The Year in ’90s Metal

It may be that 2019 was the best year for ’90s metal since, well, 1999. Bands from the decade of Judgment Night re-emerged with new creative twists and tweaks: Tool stretched out into polyrhythmic madness, Korn bludgeoned with more extreme and raw despair, Slipknot added a new drummer (Max Weinberg’s kid!) who gave them a new groove, and Rammstein wrote an anti-fascism anthem that caused controversy in Germany (and hit No. 1 there too). Elsewhere, icons of the era returned in unique ways: Nine Inch Nails’ Trent Reznor scored a superhero TV series, Primus’ Les Claypool teamed up with Sean Lennon for some quirky psych rock, and Faith No More’s Mike Patton made an avant-decadent LP with ’70s soundtrack king Jean-Claude Vannier. Finally, the soaring voice of Linkin Park’s Chester Bennington returned for a moment thanks to Lamb of God guitarist Mark Morton, who released a song they recorded together in 2017.

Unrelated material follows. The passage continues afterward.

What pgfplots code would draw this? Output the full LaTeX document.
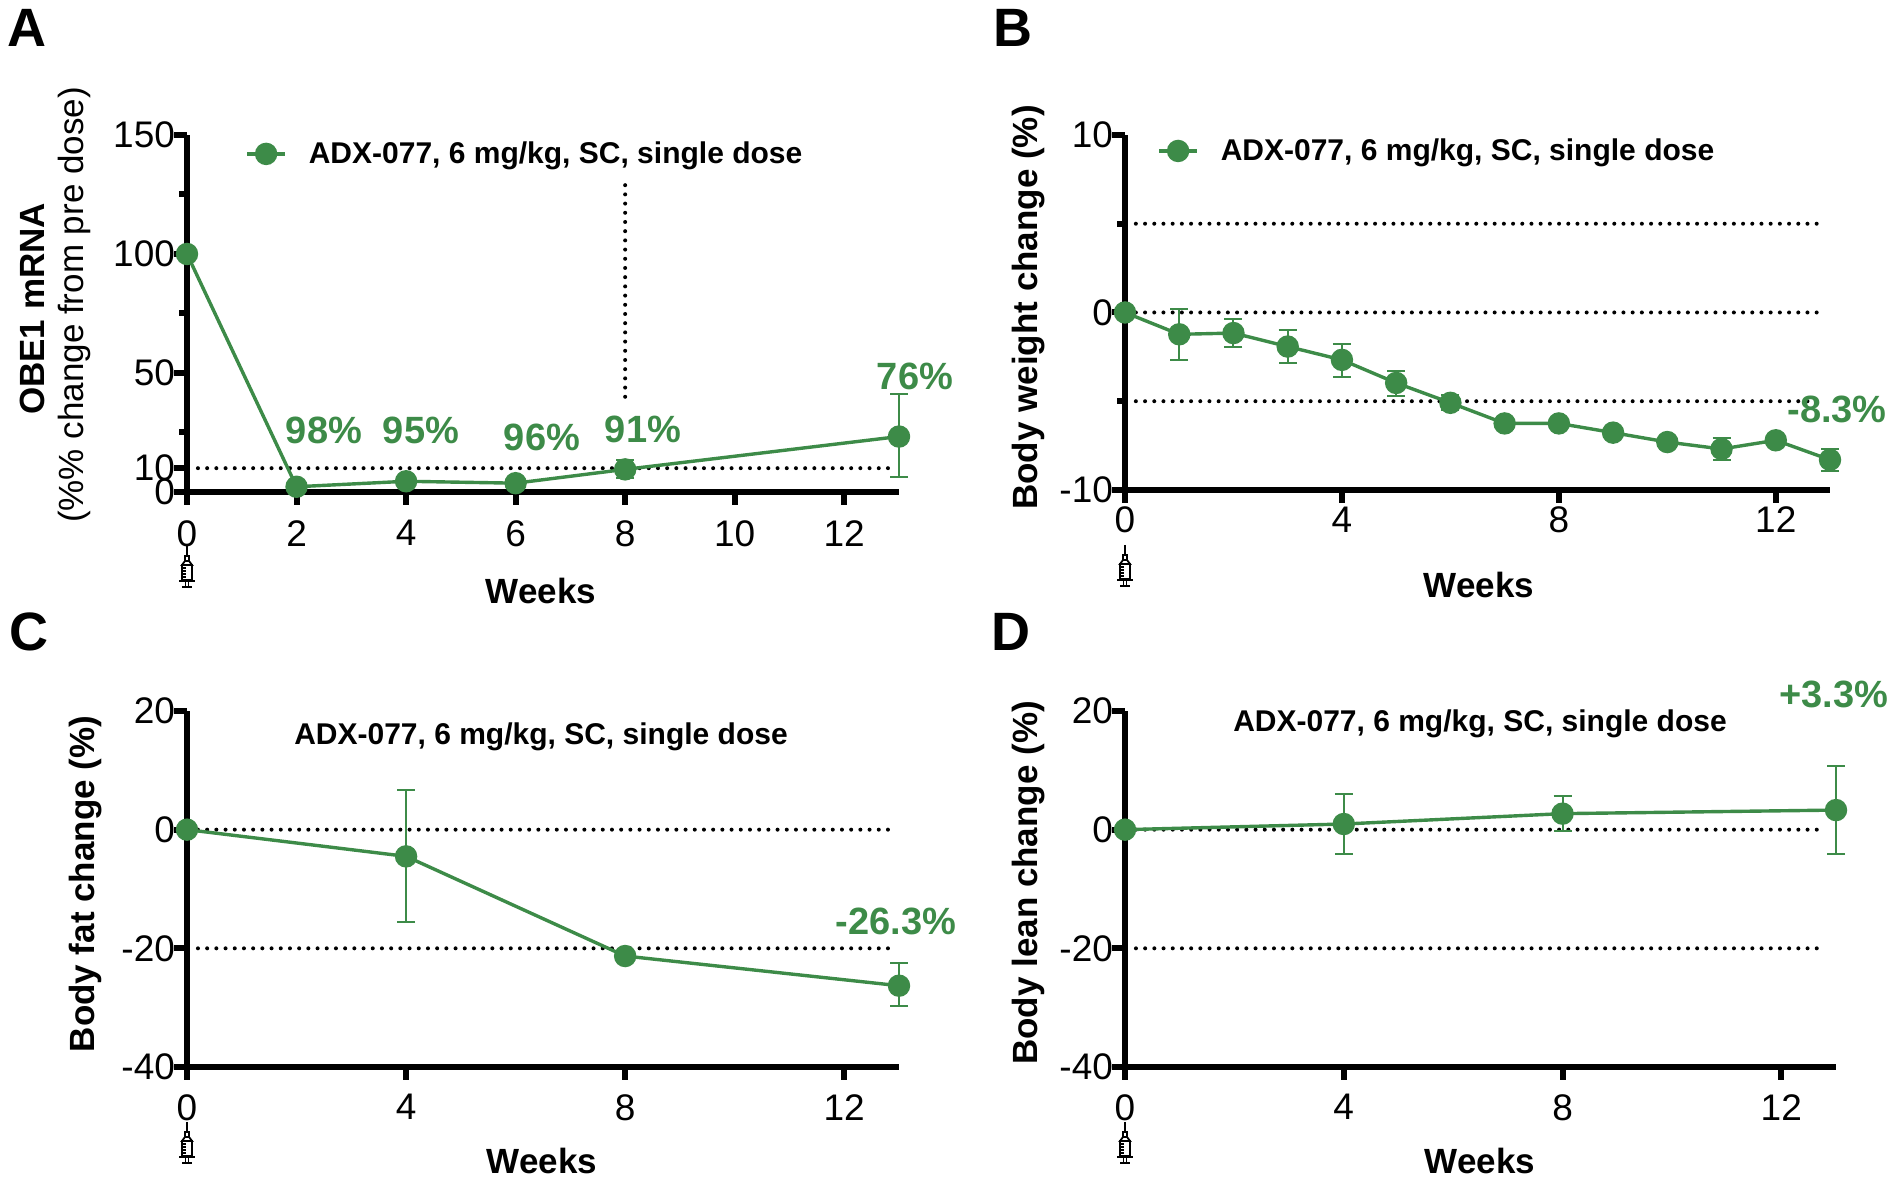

Out of the Stacks: ’90s College Radio Staples Still At It

Taking a look at the playlists for my show on Boston’s WZBC might give the more seasoned college-radio listener a bit of déjà vu: They’re filled with bands like Versus, Team Dresch, and Sleater-Kinney, who were at the top of the CMJ charts back in the ’90s. But the records they released in 2019 turned out to be some of the year’s best rock. Versus, whose Ex Nihilo EP and Ex Voto full-length were part of a creative run for leader Richard Baluyut that also included a tour by his pre-Versus outfit Flower and his 2000s band +/-, put out a lot of beautifully thrashy rock; Team Dresch returned with all cylinders blazing and singers Jody Bleyle and Kaia Wilson wailing their hearts out on “Your Hands My Pockets”; and Sleater-Kinney confronted middle age head-on with their examination of finding one’s footing, The Center Won’t Hold.Italian guitar heroes Uzeda—who have been putting out proggy, riff-heavy music for three-plus decades—released their first record in 13 years, the blistering Quocumque jerceris stabit; Imperial Teen, led by Faith No More multi-instrumentalist Roddy Bottum, kept the weird hooks coming with Now We Are Timeless; and high-concept Californians That Dog capped off a year of reissues with Old LP, their first album since 1997. Juliana Hatfield continued the creative tear she’s been on this decade with two albums: Weird, a collection of hooky, twisty songs that tackle alienation with searing wit, and Juliana Hatfield Sings the Police, her tribute record to the dubby New Wave chart heroes (in the spirit of the salute to Olivia Newton-John she released in 2018). And our playlist finishes with Mary Timony, formerly of the gnarled rockers Helium and currently part of the power trio Ex Hex, paying tribute to her former Autoclave bandmate Christina Billotte via an Ex Hex take on “What Kind of Monster Are You?,” one of the signature songs by Billotte’s ’90s triple threat Slant 6.